For other community members still using my DH, the code for my original DH was based off of ST’s dimmer DH, and that has changed since then. I did create a new DH using ST’s latest dimmer switch DH:

https://raw.githubusercontent.com/constjs/jcdevhandlers/master/devicetypes/jscgs350/my-ge-fan-control-switch-v4.src/my-ge-fan-control-switch-v4.groovy

I might have been seeing something similar. Just not smart enough to know. At night I am using CoRe to set my fan speed to low at 2am. Usually it’s on med or high when we crawl in bed. Gets cool later so switch to low when we’re asleep.
Anyway I had trouble setting speed using a level. I ended up using the "triangle"loW command available in CoRe. This works every time. Buuuut smartthings and smartiles still show the fan in whatever previous state was.
Weird but I didn’t care was just a visual thing.

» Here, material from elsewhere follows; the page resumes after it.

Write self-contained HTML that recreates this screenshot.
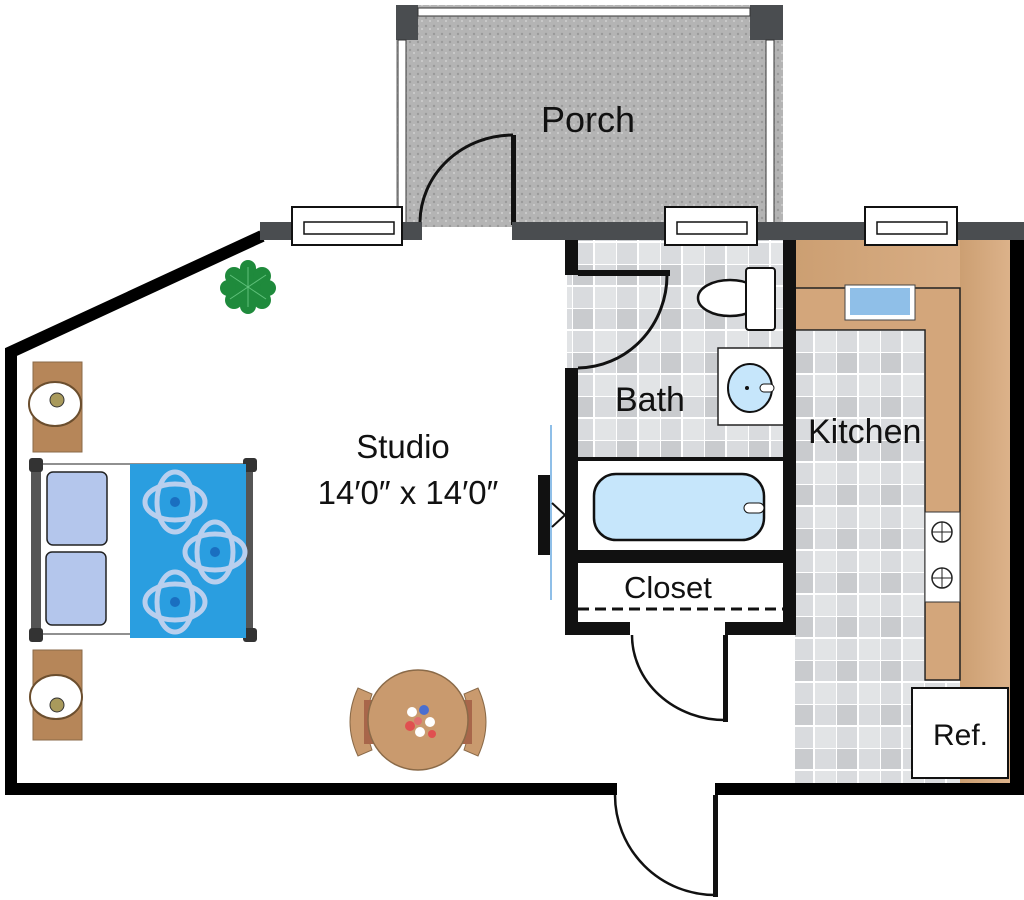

I’ll look into it tomorrow. Splitting head ache right now ;(

Can you post the latest code please?

The code @CAL7 is using is here:

https://raw.githubusercontent.com/constjs/jcdevhandlers/master/devicetypes/jscgs350/my-ge-fan-control-switch.src/my-ge-fan-control-switch.groovy

He’s trying to capture the same type of events that Double Tap does, which works great with switches, but I could not get Double Tap to work with dimmer switches, even using ST’s stock code.

Hope your head ache gets better. I know those are no fun.

And none provide the physical for off>on transition only? But provide it for off>on?

They provide the transition for off-on on-off, but it’s off-off, or on-on like double tap, or just pressing off when already off regardless of when off was pressed last.

Wait, @CAL7 mentions physical which is an attribute of events. CoRE may be filtering out duplicate events - would you please check the trace logs and the debug logs for any warning signs? Something like duplicate event…

I would imagine it could be a duplicate event, perhaps regardless of how far apart the even takes place? What you see below are 2 OFF presses in close succession, and then another OFF 6 minutes later. This came from the DH @CAL7 is using. How would CoRE handle this scenario?